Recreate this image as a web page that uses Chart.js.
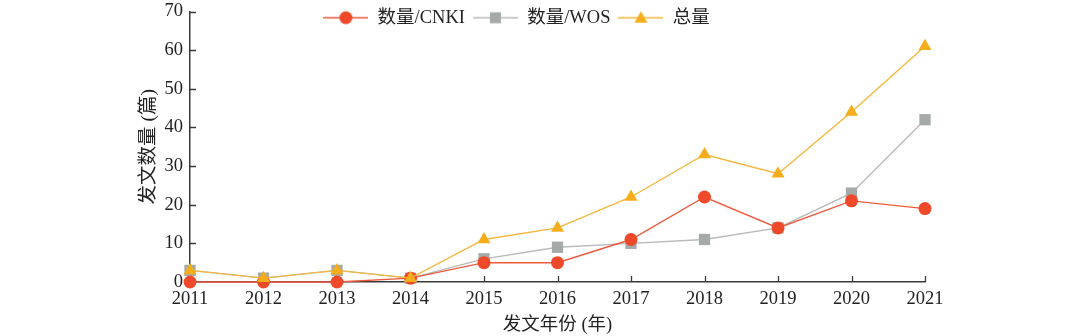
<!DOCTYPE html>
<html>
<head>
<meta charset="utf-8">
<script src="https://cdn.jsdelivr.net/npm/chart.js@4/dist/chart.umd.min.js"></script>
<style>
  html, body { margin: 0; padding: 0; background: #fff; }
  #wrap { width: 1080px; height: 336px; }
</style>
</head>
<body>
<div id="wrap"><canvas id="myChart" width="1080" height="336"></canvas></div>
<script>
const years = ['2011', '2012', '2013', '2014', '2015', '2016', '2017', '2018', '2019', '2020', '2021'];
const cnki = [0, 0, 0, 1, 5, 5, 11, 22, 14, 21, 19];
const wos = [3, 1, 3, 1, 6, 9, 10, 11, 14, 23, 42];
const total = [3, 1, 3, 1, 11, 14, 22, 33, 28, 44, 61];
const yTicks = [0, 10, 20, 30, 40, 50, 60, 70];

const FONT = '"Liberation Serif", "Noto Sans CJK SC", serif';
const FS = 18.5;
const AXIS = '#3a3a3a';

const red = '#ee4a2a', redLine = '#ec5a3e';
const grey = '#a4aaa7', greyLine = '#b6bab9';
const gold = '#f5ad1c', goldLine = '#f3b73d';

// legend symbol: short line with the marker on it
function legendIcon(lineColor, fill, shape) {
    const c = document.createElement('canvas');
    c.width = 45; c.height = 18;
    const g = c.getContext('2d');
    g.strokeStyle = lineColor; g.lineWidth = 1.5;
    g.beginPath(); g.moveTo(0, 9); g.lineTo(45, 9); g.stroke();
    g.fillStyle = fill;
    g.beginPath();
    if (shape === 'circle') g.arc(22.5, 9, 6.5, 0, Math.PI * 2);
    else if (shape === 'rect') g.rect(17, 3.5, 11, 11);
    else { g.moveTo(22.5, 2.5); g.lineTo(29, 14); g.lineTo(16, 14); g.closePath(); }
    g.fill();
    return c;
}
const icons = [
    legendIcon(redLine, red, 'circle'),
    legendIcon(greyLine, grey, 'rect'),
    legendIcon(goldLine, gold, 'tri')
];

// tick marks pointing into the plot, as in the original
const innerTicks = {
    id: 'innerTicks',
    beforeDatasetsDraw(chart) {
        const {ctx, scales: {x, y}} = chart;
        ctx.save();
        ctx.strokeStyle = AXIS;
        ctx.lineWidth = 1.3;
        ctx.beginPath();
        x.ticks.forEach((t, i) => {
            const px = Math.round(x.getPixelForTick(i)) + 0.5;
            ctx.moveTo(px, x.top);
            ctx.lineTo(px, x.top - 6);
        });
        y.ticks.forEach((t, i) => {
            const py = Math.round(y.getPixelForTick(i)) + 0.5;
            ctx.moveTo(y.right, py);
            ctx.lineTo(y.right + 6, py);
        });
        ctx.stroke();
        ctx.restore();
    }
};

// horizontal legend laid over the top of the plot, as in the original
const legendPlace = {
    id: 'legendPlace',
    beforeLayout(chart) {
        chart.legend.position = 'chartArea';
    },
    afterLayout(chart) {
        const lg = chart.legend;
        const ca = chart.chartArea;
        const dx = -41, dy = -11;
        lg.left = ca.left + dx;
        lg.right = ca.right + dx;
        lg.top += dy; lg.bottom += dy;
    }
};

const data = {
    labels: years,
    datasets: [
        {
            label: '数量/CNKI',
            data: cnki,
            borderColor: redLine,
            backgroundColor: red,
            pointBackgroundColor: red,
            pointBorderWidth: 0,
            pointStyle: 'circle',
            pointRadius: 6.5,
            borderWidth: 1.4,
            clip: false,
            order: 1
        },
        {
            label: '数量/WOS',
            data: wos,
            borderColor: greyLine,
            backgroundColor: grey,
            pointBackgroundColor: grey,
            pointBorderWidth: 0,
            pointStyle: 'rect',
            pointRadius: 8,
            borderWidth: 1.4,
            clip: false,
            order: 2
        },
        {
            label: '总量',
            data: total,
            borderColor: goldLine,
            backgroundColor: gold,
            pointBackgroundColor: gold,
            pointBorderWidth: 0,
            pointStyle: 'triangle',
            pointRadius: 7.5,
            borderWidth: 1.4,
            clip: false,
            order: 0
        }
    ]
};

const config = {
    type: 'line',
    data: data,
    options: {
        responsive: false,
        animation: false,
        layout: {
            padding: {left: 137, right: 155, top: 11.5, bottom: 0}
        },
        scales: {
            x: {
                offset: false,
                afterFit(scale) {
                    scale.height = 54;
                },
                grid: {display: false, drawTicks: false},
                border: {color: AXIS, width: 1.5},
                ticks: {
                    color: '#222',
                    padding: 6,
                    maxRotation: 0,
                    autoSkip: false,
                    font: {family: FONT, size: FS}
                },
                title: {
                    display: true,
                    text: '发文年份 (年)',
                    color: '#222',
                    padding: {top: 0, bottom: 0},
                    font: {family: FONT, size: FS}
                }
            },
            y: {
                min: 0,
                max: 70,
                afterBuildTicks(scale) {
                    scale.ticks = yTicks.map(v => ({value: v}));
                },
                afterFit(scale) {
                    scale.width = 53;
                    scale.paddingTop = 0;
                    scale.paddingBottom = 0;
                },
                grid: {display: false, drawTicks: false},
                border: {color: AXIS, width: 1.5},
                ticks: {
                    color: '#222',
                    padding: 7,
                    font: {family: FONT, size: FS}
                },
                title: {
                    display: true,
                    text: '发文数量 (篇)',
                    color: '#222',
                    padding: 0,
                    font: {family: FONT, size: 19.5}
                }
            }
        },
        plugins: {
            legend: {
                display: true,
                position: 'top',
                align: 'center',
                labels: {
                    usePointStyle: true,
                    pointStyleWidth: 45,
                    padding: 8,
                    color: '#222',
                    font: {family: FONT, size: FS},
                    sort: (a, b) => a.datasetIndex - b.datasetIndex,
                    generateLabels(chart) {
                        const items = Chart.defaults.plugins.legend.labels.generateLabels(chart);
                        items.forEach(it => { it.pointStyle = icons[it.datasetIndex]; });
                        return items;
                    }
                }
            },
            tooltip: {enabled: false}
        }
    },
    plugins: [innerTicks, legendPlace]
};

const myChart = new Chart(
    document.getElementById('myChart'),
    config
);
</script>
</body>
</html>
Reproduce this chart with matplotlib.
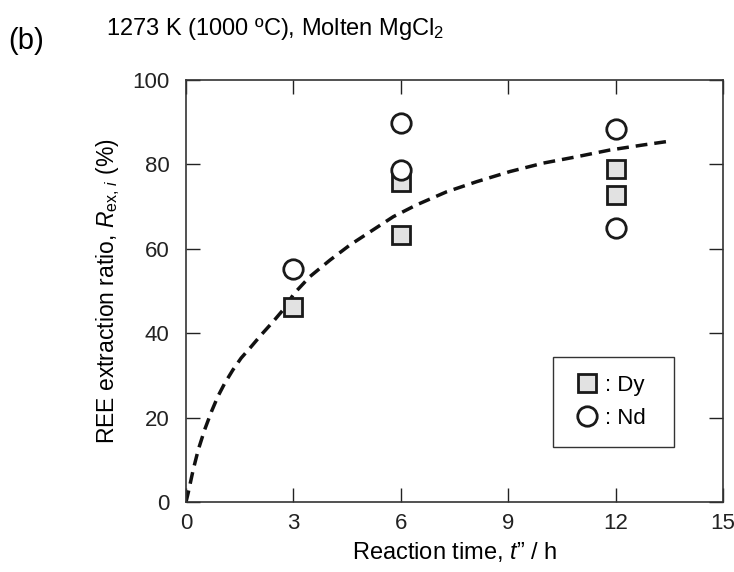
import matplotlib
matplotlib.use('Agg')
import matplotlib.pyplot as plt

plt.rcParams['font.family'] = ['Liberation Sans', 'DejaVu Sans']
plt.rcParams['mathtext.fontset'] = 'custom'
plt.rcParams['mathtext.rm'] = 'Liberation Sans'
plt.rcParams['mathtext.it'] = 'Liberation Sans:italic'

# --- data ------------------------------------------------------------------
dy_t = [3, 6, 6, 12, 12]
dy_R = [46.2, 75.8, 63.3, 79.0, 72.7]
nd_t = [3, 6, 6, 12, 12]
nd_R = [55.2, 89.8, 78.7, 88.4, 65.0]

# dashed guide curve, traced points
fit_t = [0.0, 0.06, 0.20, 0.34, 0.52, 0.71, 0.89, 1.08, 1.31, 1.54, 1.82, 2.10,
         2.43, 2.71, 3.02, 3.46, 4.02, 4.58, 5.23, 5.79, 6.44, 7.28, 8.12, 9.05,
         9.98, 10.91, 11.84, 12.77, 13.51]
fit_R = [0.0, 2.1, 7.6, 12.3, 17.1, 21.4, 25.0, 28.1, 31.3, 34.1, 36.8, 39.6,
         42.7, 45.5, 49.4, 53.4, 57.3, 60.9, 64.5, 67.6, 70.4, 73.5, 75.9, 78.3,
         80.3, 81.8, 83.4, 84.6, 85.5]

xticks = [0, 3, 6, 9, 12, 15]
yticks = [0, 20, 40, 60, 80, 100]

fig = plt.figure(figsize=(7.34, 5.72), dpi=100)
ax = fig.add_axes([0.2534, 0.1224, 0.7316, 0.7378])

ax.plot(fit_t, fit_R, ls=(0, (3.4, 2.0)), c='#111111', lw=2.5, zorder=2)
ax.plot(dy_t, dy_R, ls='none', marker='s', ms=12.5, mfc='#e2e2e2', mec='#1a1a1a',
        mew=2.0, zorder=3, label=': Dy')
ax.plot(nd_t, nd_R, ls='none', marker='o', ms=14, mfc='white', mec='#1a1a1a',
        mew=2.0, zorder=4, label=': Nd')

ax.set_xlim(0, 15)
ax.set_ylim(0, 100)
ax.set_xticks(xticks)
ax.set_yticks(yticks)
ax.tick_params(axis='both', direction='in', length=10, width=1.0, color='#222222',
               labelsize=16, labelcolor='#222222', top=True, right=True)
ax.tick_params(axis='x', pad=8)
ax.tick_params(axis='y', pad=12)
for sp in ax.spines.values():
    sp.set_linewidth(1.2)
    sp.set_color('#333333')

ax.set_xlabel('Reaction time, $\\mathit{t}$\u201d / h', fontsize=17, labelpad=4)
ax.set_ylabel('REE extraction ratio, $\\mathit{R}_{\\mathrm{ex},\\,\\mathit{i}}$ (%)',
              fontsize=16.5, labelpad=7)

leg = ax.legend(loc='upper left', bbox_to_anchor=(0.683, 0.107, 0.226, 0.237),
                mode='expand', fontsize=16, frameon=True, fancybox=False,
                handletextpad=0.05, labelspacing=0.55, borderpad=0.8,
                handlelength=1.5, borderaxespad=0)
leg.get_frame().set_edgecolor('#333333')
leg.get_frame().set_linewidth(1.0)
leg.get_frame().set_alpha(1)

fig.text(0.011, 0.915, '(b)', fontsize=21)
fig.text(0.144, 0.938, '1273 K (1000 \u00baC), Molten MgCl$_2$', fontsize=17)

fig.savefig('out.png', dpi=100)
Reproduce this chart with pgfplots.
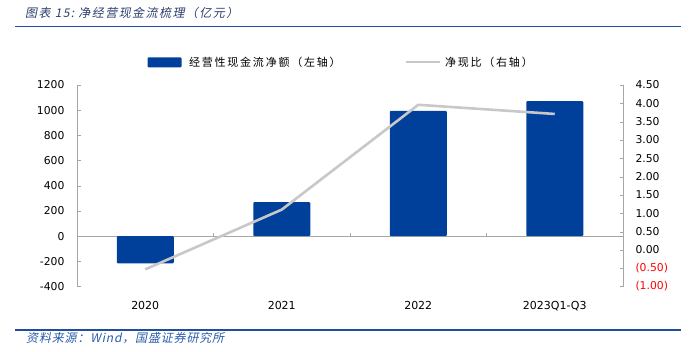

- - - - -

DIRECTIONS.
Write out every line of the preceding listing that contains "Reproduce".

EXERCISE ANSWER.
Reproduce this chart with matplotlib.
Reproduce this chart with pgfplots.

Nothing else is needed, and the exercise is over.